▸ The records
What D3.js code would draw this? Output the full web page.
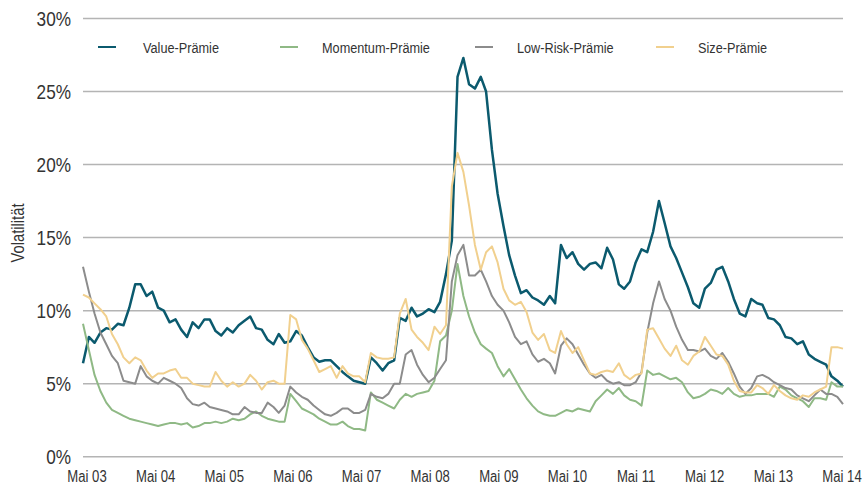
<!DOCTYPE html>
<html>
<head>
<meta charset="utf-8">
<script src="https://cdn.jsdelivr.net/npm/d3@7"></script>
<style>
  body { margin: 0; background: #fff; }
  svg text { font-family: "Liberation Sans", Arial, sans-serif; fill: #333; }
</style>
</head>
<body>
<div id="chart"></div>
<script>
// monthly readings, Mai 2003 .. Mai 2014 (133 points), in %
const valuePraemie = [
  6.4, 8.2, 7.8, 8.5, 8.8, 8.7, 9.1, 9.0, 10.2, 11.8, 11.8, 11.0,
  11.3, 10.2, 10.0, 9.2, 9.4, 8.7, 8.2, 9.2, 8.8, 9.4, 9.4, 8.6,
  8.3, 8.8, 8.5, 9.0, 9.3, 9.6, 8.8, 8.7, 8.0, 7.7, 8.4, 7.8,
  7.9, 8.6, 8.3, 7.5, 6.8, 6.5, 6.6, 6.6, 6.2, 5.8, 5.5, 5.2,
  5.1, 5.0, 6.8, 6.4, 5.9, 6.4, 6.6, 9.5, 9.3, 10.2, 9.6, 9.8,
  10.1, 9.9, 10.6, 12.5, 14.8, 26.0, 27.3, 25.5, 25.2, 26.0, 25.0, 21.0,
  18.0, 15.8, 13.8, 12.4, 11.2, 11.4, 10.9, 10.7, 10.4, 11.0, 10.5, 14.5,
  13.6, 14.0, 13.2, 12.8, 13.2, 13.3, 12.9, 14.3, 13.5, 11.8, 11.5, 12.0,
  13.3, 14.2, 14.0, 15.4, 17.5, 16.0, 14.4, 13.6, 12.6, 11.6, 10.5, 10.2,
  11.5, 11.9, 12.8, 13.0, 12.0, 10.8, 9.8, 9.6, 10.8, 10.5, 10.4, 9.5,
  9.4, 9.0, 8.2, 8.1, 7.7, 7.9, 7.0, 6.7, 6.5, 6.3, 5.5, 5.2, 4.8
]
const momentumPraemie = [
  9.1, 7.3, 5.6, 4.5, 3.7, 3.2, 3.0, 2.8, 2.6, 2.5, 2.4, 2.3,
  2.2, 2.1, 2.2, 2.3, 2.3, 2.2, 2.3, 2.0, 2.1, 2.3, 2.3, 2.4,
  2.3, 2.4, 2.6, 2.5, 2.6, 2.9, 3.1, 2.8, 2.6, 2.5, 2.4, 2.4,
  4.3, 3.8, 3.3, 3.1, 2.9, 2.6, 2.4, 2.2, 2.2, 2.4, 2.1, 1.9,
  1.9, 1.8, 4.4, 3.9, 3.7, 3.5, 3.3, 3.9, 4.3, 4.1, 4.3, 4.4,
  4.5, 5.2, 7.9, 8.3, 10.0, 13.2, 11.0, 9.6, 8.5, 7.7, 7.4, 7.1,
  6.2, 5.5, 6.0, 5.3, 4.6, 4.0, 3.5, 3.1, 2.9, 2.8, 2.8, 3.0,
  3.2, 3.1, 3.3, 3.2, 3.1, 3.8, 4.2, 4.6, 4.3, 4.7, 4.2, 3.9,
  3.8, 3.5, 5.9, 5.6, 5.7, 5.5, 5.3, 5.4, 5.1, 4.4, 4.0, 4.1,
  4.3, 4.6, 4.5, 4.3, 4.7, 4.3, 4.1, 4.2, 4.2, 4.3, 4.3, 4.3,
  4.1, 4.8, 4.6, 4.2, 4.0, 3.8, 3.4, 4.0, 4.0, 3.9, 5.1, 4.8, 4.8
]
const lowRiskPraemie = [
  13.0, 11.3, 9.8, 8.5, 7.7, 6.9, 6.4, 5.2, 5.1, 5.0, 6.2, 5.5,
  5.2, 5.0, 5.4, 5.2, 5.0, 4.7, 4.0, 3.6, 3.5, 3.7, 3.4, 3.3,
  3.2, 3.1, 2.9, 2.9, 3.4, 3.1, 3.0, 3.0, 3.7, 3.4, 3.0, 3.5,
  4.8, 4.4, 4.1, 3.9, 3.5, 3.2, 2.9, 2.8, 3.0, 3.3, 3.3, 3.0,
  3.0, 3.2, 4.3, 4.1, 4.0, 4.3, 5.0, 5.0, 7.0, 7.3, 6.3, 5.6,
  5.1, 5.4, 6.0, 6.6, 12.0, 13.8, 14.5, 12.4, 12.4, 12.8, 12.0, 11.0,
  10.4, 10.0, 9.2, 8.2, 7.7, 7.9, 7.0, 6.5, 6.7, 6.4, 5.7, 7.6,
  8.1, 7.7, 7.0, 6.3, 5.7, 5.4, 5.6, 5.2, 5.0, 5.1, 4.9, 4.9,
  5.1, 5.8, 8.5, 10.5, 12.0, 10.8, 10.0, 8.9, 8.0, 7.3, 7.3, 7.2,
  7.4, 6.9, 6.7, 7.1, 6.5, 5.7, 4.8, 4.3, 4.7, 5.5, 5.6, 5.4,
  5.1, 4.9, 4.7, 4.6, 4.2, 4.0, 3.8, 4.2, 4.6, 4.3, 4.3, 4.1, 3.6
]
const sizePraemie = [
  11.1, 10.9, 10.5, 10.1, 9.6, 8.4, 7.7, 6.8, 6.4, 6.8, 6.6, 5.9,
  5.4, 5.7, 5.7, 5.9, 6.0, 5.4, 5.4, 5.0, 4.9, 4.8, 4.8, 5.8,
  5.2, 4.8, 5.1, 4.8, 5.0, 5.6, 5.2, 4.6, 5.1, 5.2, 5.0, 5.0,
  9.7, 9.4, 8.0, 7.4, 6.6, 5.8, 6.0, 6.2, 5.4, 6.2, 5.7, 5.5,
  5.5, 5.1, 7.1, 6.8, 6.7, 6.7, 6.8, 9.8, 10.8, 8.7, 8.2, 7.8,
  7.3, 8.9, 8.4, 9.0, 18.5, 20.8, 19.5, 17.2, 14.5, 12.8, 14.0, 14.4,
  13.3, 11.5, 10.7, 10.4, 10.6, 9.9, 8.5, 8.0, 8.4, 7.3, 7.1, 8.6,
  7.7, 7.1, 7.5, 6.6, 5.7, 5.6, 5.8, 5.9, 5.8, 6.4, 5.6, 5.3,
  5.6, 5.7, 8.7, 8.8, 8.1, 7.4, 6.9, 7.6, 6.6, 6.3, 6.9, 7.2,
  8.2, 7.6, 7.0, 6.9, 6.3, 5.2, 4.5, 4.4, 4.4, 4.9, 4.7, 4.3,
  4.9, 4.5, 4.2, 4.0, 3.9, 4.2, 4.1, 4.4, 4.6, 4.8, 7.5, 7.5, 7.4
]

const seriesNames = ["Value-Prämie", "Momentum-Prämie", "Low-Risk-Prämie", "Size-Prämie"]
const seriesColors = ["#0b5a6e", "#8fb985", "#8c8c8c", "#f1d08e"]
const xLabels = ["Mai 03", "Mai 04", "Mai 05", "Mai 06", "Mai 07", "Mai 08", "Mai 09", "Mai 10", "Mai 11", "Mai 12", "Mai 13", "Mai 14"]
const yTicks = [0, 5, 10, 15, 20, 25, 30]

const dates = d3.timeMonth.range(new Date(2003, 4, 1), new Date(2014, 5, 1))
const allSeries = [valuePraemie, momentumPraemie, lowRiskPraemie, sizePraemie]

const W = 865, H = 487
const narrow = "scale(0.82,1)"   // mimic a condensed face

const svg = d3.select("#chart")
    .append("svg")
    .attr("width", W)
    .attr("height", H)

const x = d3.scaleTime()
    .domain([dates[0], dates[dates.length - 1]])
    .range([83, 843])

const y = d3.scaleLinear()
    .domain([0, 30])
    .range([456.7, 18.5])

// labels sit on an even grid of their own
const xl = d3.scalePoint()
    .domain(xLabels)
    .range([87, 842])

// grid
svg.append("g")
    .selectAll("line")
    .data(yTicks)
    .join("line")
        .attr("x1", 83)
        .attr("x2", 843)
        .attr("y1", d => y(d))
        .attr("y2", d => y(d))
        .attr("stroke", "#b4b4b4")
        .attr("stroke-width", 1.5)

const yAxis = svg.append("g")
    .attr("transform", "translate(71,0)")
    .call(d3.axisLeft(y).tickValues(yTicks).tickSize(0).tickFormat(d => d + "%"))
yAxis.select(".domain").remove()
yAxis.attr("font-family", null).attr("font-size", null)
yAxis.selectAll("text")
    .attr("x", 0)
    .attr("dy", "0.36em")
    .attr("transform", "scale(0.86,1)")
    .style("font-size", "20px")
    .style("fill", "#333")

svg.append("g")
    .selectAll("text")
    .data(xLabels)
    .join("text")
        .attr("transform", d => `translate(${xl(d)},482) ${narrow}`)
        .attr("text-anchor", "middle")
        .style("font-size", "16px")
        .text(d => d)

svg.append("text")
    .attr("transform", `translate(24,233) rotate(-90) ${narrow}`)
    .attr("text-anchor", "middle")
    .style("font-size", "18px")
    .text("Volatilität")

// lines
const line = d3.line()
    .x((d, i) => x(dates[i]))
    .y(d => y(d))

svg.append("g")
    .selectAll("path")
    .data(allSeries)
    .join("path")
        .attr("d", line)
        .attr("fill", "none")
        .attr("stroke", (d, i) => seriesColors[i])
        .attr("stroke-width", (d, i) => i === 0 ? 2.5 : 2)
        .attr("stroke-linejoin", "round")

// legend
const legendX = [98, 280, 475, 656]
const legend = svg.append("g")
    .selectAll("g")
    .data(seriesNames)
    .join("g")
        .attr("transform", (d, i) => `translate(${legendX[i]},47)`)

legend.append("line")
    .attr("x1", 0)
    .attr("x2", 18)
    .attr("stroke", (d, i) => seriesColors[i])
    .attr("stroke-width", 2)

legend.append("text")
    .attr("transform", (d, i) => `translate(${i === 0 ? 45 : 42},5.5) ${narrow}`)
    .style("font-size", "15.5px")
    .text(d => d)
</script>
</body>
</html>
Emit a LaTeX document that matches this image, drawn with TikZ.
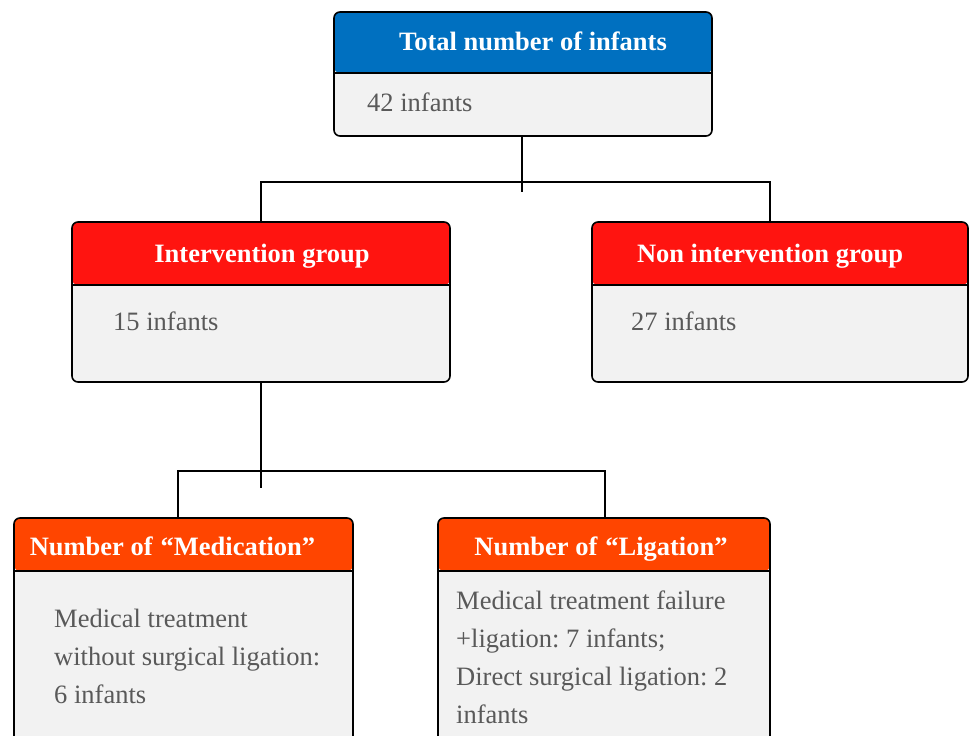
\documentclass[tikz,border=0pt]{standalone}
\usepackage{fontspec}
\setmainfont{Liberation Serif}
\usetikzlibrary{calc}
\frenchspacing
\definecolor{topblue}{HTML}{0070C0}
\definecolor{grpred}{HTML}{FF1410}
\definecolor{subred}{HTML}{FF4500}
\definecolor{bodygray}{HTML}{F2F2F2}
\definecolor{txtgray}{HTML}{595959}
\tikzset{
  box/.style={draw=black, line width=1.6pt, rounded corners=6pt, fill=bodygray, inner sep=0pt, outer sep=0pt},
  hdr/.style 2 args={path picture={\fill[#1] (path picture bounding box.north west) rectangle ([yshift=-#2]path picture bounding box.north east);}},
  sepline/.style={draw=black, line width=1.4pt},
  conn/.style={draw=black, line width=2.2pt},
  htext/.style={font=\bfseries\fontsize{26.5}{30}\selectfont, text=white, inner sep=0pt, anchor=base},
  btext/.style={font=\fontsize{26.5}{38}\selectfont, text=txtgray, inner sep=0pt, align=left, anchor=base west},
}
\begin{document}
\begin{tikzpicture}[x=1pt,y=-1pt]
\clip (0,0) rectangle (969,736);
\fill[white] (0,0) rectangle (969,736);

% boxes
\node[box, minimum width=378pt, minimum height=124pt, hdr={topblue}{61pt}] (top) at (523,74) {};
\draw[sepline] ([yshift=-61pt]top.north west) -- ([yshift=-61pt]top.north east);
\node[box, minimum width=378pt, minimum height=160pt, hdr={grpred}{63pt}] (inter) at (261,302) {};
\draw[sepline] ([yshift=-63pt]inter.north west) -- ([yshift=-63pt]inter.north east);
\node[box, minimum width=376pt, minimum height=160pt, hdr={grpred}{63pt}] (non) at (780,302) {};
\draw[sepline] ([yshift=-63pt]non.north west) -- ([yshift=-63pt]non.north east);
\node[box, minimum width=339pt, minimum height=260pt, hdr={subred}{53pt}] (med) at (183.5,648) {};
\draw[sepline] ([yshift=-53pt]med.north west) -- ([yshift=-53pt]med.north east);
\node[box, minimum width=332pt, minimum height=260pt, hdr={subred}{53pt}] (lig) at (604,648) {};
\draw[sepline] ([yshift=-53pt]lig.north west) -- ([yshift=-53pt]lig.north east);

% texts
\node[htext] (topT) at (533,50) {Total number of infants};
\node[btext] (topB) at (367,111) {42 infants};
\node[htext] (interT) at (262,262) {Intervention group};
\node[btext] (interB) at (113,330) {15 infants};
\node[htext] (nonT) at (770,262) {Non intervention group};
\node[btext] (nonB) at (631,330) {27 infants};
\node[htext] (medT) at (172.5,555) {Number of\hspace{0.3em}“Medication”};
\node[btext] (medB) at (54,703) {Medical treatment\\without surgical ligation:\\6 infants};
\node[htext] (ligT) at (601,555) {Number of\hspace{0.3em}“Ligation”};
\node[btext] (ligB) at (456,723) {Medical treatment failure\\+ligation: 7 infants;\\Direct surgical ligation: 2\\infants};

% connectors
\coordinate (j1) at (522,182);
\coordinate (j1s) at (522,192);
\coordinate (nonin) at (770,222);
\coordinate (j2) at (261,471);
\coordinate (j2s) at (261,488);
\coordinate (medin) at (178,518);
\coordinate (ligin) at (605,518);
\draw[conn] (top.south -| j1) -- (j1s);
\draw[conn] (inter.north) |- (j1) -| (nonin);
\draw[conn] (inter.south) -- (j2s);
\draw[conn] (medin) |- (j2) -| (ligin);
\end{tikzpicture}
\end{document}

▸ To do
Only the lines from the one with "Emit a LaTeX" through the one with "-- ([yshift=-53pt]lig.north east);" belong in your copy; retype them exactly and drop any pictures.

▸ Solution for this exercise
Emit a LaTeX document that matches this image, drawn with TikZ.
\documentclass[tikz,border=0pt]{standalone}
\usepackage{fontspec}
\setmainfont{Liberation Serif}
\usetikzlibrary{calc}
\frenchspacing
\definecolor{topblue}{HTML}{0070C0}
\definecolor{grpred}{HTML}{FF1410}
\definecolor{subred}{HTML}{FF4500}
\definecolor{bodygray}{HTML}{F2F2F2}
\definecolor{txtgray}{HTML}{595959}
\tikzset{
  box/.style={draw=black, line width=1.6pt, rounded corners=6pt, fill=bodygray, inner sep=0pt, outer sep=0pt},
  hdr/.style 2 args={path picture={\fill[#1] (path picture bounding box.north west) rectangle ([yshift=-#2]path picture bounding box.north east);}},
  sepline/.style={draw=black, line width=1.4pt},
  conn/.style={draw=black, line width=2.2pt},
  htext/.style={font=\bfseries\fontsize{26.5}{30}\selectfont, text=white, inner sep=0pt, anchor=base},
  btext/.style={font=\fontsize{26.5}{38}\selectfont, text=txtgray, inner sep=0pt, align=left, anchor=base west},
}
\begin{document}
\begin{tikzpicture}[x=1pt,y=-1pt]
\clip (0,0) rectangle (969,736);
\fill[white] (0,0) rectangle (969,736);

% boxes
\node[box, minimum width=378pt, minimum height=124pt, hdr={topblue}{61pt}] (top) at (523,74) {};
\draw[sepline] ([yshift=-61pt]top.north west) -- ([yshift=-61pt]top.north east);
\node[box, minimum width=378pt, minimum height=160pt, hdr={grpred}{63pt}] (inter) at (261,302) {};
\draw[sepline] ([yshift=-63pt]inter.north west) -- ([yshift=-63pt]inter.north east);
\node[box, minimum width=376pt, minimum height=160pt, hdr={grpred}{63pt}] (non) at (780,302) {};
\draw[sepline] ([yshift=-63pt]non.north west) -- ([yshift=-63pt]non.north east);
\node[box, minimum width=339pt, minimum height=260pt, hdr={subred}{53pt}] (med) at (183.5,648) {};
\draw[sepline] ([yshift=-53pt]med.north west) -- ([yshift=-53pt]med.north east);
\node[box, minimum width=332pt, minimum height=260pt, hdr={subred}{53pt}] (lig) at (604,648) {};
\draw[sepline] ([yshift=-53pt]lig.north west) -- ([yshift=-53pt]lig.north east);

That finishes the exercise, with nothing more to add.